Winning Product Signals
- At least one ad set achieving 2%+ purchase conversion rate
- Multiple creatives generating engagement and comments
- Cost per acquisition under 60% of your profit margin
- Consistent daily sales (even if just 1-2)
Scaling Strategy
If you have a winner, scale methodically:
- Increase winning ad set budgets by 25% every 2 days
- Create lookalike audiences based on your purchasers
- Develop new creative angles based on what's working
- Test broad targeting with your best-performing creatives
The Kill Decision
If your product doesn't hit the benchmarks above, kill it. This isn't failure – it's smart business. You've invested $200-300 to avoid losing thousands later.
Document what you learned and apply it to your next test.
Supplier Strategy That Actually Works
Once you've validated a product, secure your supply chain before scaling.
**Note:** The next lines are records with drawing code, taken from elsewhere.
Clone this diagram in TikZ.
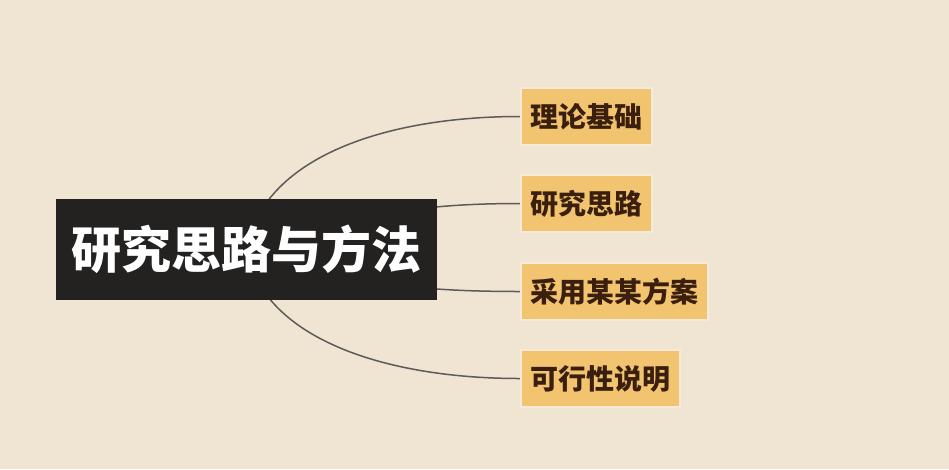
\documentclass[tikz,border=0pt]{standalone}
\usepackage{fontspec}
\newfontfamily\cjk{Noto Sans CJK SC}
\usetikzlibrary{backgrounds}
\definecolor{paper}{RGB}{240,228,210}
\definecolor{hubfill}{RGB}{35,34,33}
\definecolor{leaffill}{RGB}{242,196,112}
\definecolor{leafline}{RGB}{248,234,218}
\definecolor{leaftext}{RGB}{59,31,14}
\definecolor{wire}{RGB}{91,91,91}
\tikzset{
  hub/.style={fill=hubfill,text=white,font=\cjk\bfseries\fontsize{50}{50}\selectfont,
    minimum width=381pt,minimum height=101pt,inner sep=0pt},
  leaf/.style={fill=leaffill,draw=leafline,line width=2pt,text=leaftext,anchor=west,
    font=\cjk\bfseries\fontsize{28}{28}\selectfont,inner xsep=9.5pt,inner ysep=0pt,minimum height=57pt},
  wire/.style={draw=wire,line width=1.5pt}
}
\begin{document}
\begin{tikzpicture}[x=1pt,y=-1pt]
  \useasboundingbox (0,0) rectangle (949,469);
  \node[hub] (hub) at (246.5,249.5) {研究思路与方法};
  % branches
  \node[leaf] (basis) at (520,116.5) {理论基础};
  \node[leaf] (idea)  at (520,203.5) {研究思路};
  \node[leaf] (plan)  at (520,291.5) {采用某某方案};
  \node[leaf] (proof) at (520,378.5) {可行性说明};
  \begin{scope}[on background layer]
    \fill[paper] (0,0) rectangle (949,469);
    \draw[wire] (hub.center) .. controls (262,160) and (380,116.5) .. (basis.west);
    \draw[wire] (hub.center) .. controls (350,215) and (420,203.5) .. (idea.west);
    \draw[wire] (hub.center) .. controls (350,284) and (420,291.5) .. (plan.west);
    \draw[wire] (hub.center) .. controls (262,336) and (380,378.5) .. (proof.west);
  \end{scope}
\end{tikzpicture}
\end{document}
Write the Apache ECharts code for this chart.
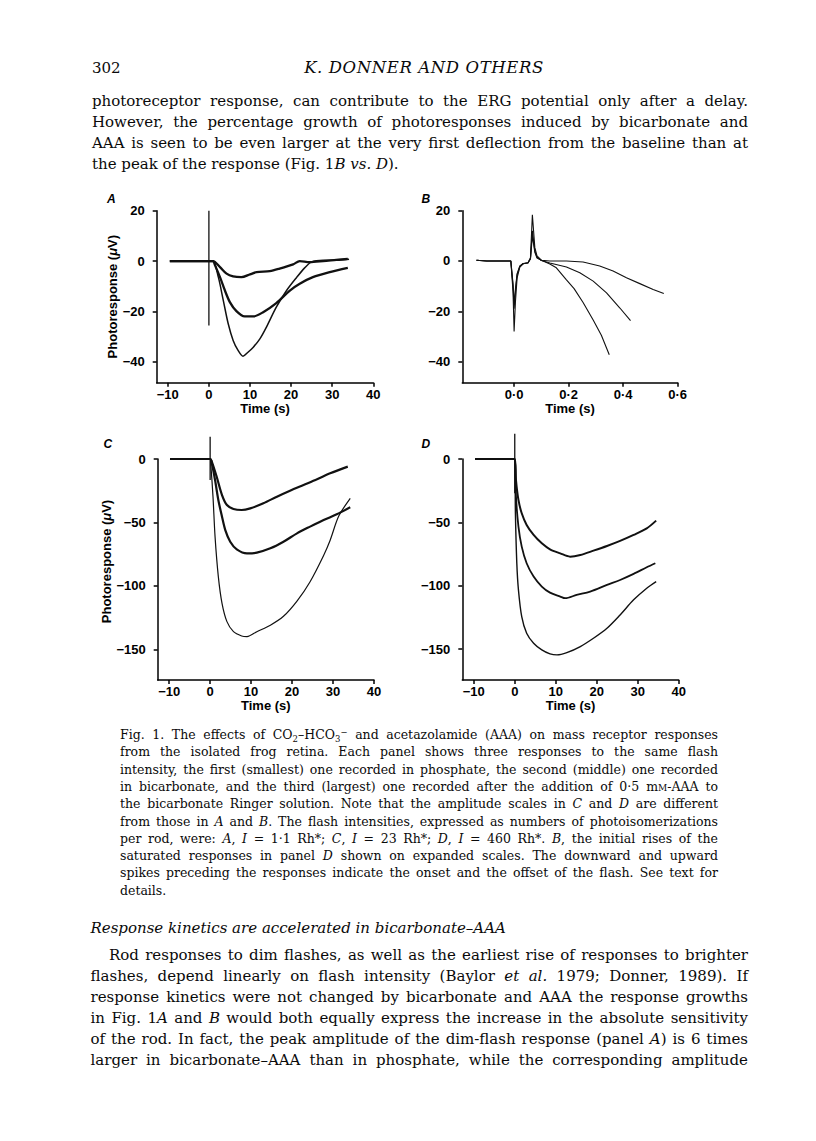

**Supplier Diversification:** Never rely on one supplier. I maintain relationships with 3 suppliers per winning product. When one runs out of stock or has quality issues, I can switch immediately.
**Quality Control:** Order samples from each supplier. Test them yourself and document differences in quality, packaging, and shipping times.
**Communication Test:** Message each supplier with questions about customization, bulk pricing, and shipping options. Choose suppliers who respond professionally within 24 hours.
**Backup Plan:** Always have a domestic supplier option, even if it's more expensive. When my main supplier couldn't ship during Chinese New Year, my domestic backup kept sales running.
The Numbers That Matter
After 18 months using this framework, here's what changed:
- Product testing success rate: increased from 8% to 35%
- Average time to profitability: reduced from 6 weeks to 2 weeks
- Wasted ad spend: decreased by 60%
- Monthly profit per winning product: $2,000-$8,000
The framework isn't magic. It's systematic validation that eliminates guesswork and reduces risk.
Your Next Steps
Start with Week 1 research on your current product idea. Be honest about the scoring – it's better to kill a bad idea now than waste money proving it won't work.
If your product passes the research phase, commit to the full 4-week process. The structure only works if you follow it completely.
Most importantly, document everything. Your failures teach you as much as your successes, and the data from each test improves your next one.